SET TASK - Quote every line of the data below as it stands, omitting pictures.

SUPPLIED INFORMATION -

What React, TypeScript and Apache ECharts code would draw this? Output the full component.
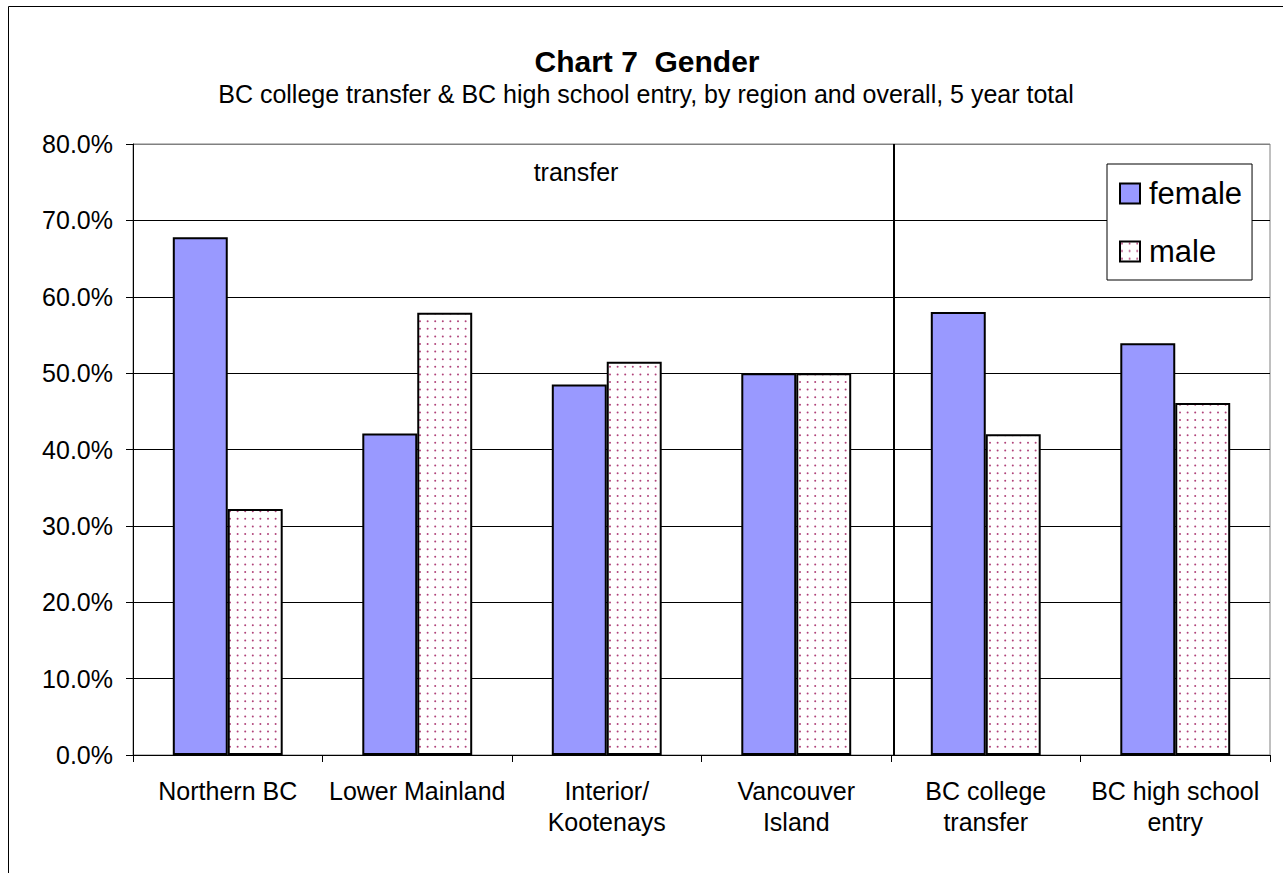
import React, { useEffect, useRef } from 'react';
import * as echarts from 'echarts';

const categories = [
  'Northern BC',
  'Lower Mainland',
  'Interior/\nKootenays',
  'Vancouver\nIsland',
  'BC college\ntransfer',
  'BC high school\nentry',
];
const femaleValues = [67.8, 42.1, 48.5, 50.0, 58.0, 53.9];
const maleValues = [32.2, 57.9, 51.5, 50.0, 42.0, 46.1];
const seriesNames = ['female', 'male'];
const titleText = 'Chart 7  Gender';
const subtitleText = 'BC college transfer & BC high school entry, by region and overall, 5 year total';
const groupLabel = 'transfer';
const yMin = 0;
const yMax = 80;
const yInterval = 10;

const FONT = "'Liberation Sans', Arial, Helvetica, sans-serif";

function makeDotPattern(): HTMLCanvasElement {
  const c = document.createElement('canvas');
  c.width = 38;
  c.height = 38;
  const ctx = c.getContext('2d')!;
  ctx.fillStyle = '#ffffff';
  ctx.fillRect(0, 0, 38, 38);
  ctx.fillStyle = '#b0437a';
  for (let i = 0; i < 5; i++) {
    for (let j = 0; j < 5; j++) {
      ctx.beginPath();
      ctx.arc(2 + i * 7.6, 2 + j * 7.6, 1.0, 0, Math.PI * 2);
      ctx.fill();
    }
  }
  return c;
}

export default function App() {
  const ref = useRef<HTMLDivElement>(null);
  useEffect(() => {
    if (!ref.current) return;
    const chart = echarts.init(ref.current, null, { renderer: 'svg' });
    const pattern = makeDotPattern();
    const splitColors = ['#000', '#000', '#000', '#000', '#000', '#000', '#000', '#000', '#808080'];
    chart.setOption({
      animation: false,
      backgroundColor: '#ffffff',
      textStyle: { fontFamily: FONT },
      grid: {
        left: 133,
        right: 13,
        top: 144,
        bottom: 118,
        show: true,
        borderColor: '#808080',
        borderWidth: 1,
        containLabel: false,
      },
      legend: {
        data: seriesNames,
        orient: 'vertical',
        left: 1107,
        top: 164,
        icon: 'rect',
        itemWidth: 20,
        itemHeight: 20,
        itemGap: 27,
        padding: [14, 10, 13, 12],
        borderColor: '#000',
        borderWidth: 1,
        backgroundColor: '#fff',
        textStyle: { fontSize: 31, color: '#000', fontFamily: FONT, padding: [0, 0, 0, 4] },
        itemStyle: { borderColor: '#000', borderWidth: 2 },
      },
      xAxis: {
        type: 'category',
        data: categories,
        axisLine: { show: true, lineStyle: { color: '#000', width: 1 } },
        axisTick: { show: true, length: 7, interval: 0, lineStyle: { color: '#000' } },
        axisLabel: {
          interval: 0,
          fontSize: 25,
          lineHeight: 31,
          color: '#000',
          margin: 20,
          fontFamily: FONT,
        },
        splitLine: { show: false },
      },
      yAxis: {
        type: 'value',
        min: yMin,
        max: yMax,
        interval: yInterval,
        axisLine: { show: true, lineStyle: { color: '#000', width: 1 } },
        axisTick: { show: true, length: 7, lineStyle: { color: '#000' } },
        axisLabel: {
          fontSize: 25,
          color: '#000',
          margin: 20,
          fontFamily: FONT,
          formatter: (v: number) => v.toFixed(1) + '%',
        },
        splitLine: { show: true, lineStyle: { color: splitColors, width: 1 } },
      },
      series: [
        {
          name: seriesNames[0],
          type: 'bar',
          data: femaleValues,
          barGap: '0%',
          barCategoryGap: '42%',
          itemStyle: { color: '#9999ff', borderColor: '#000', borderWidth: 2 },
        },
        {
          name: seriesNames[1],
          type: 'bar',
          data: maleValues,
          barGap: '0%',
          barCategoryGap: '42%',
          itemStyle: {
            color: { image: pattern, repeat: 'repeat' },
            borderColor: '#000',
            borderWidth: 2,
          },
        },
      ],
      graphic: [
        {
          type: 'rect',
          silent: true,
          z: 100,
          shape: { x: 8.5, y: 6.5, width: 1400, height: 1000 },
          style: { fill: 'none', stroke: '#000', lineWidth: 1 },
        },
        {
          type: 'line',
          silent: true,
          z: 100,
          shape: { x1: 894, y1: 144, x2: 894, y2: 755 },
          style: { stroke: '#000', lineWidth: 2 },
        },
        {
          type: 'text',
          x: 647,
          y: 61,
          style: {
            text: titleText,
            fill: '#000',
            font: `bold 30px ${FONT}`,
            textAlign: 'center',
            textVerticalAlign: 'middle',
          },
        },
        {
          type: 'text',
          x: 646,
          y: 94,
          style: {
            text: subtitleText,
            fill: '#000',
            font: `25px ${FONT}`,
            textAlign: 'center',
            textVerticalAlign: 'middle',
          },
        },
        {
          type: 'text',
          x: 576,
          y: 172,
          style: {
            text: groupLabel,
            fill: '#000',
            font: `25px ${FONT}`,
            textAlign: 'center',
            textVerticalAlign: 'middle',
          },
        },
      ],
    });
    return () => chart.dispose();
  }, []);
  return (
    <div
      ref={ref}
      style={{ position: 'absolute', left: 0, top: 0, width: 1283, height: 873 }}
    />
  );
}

COMPLETED TASK -
What React, TypeScript and Apache ECharts code would draw this? Output the full component.
import React, { useEffect, useRef } from 'react';
import * as echarts from 'echarts';

const categories = [
  'Northern BC',
  'Lower Mainland',
  'Interior/\nKootenays',
  'Vancouver\nIsland',
  'BC college\ntransfer',
  'BC high school\nentry',
];
const femaleValues = [67.8, 42.1, 48.5, 50.0, 58.0, 53.9];
const maleValues = [32.2, 57.9, 51.5, 50.0, 42.0, 46.1];
const seriesNames = ['female', 'male'];
const titleText = 'Chart 7  Gender';
const subtitleText = 'BC college transfer & BC high school entry, by region and overall, 5 year total';
const groupLabel = 'transfer';
const yMin = 0;
const yMax = 80;
const yInterval = 10;

const FONT = "'Liberation Sans', Arial, Helvetica, sans-serif";

function makeDotPattern(): HTMLCanvasElement {
  const c = document.createElement('canvas');
  c.width = 38;
  c.height = 38;
  const ctx = c.getContext('2d')!;
  ctx.fillStyle = '#ffffff';
  ctx.fillRect(0, 0, 38, 38);
  ctx.fillStyle = '#b0437a';
  for (let i = 0; i < 5; i++) {
    for (let j = 0; j < 5; j++) {
      ctx.beginPath();
      ctx.arc(2 + i * 7.6, 2 + j * 7.6, 1.0, 0, Math.PI * 2);
      ctx.fill();
    }
  }
  return c;
}

export default function App() {
  const ref = useRef<HTMLDivElement>(null);
  useEffect(() => {
    if (!ref.current) return;
    const chart = echarts.init(ref.current, null, { renderer: 'svg' });
    const pattern = makeDotPattern();
    const splitColors = ['#000', '#000', '#000', '#000', '#000', '#000', '#000', '#000', '#808080'];
    chart.setOption({
      animation: false,
      backgroundColor: '#ffffff',
      textStyle: { fontFamily: FONT },
      grid: {
        left: 133,
        right: 13,
        top: 144,
        bottom: 118,
        show: true,
        borderColor: '#808080',
        borderWidth: 1,
        containLabel: false,
      },
      legend: {
        data: seriesNames,
        orient: 'vertical',
        left: 1107,
        top: 164,
        icon: 'rect',
        itemWidth: 20,
        itemHeight: 20,
        itemGap: 27,
        padding: [14, 10, 13, 12],
        borderColor: '#000',
        borderWidth: 1,
        backgroundColor: '#fff',
        textStyle: { fontSize: 31, color: '#000', fontFamily: FONT, padding: [0, 0, 0, 4] },
        itemStyle: { borderColor: '#000', borderWidth: 2 },
      },
      xAxis: {
        type: 'category',
        data: categories,
        axisLine: { show: true, lineStyle: { color: '#000', width: 1 } },
        axisTick: { show: true, length: 7, interval: 0, lineStyle: { color: '#000' } },
        axisLabel: {
          interval: 0,
          fontSize: 25,
          lineHeight: 31,
          color: '#000',
          margin: 20,
          fontFamily: FONT,
        },
        splitLine: { show: false },
      },
      yAxis: {
        type: 'value',
        min: yMin,
        max: yMax,
        interval: yInterval,
        axisLine: { show: true, lineStyle: { color: '#000', width: 1 } },
        axisTick: { show: true, length: 7, lineStyle: { color: '#000' } },
        axisLabel: {
          fontSize: 25,
          color: '#000',
          margin: 20,
          fontFamily: FONT,
          formatter: (v: number) => v.toFixed(1) + '%',
        },
        splitLine: { show: true, lineStyle: { color: splitColors, width: 1 } },
      },
      series: [
        {
          name: seriesNames[0],
          type: 'bar',
          data: femaleValues,
          barGap: '0%',
          barCategoryGap: '42%',
          itemStyle: { color: '#9999ff', borderColor: '#000', borderWidth: 2 },
        },
        {
          name: seriesNames[1],
          type: 'bar',
          data: maleValues,
          barGap: '0%',
          barCategoryGap: '42%',
          itemStyle: {
            color: { image: pattern, repeat: 'repeat' },
            borderColor: '#000',
            borderWidth: 2,
          },
        },
      ],
      graphic: [
        {
          type: 'rect',
          silent: true,
          z: 100,
          shape: { x: 8.5, y: 6.5, width: 1400, height: 1000 },
          style: { fill: 'none', stroke: '#000', lineWidth: 1 },
        },
        {
          type: 'line',
          silent: true,
          z: 100,
          shape: { x1: 894, y1: 144, x2: 894, y2: 755 },
          style: { stroke: '#000', lineWidth: 2 },
        },
        {
          type: 'text',
          x: 647,
          y: 61,
          style: {
            text: titleText,
            fill: '#000',
            font: `bold 30px ${FONT}`,
            textAlign: 'center',
            textVerticalAlign: 'middle',
          },
        },
        {
          type: 'text',
          x: 646,
          y: 94,
          style: {
            text: subtitleText,
            fill: '#000',
            font: `25px ${FONT}`,
            textAlign: 'center',
            textVerticalAlign: 'middle',
          },
        },
        {
          type: 'text',
          x: 576,
          y: 172,
          style: {
            text: groupLabel,
            fill: '#000',
            font: `25px ${FONT}`,
            textAlign: 'center',
            textVerticalAlign: 'middle',
          },
        },
      ],
    });
    return () => chart.dispose();
  }, []);
  return (
    <div
      ref={ref}
      style={{ position: 'absolute', left: 0, top: 0, width: 1283, height: 873 }}
    />
  );
}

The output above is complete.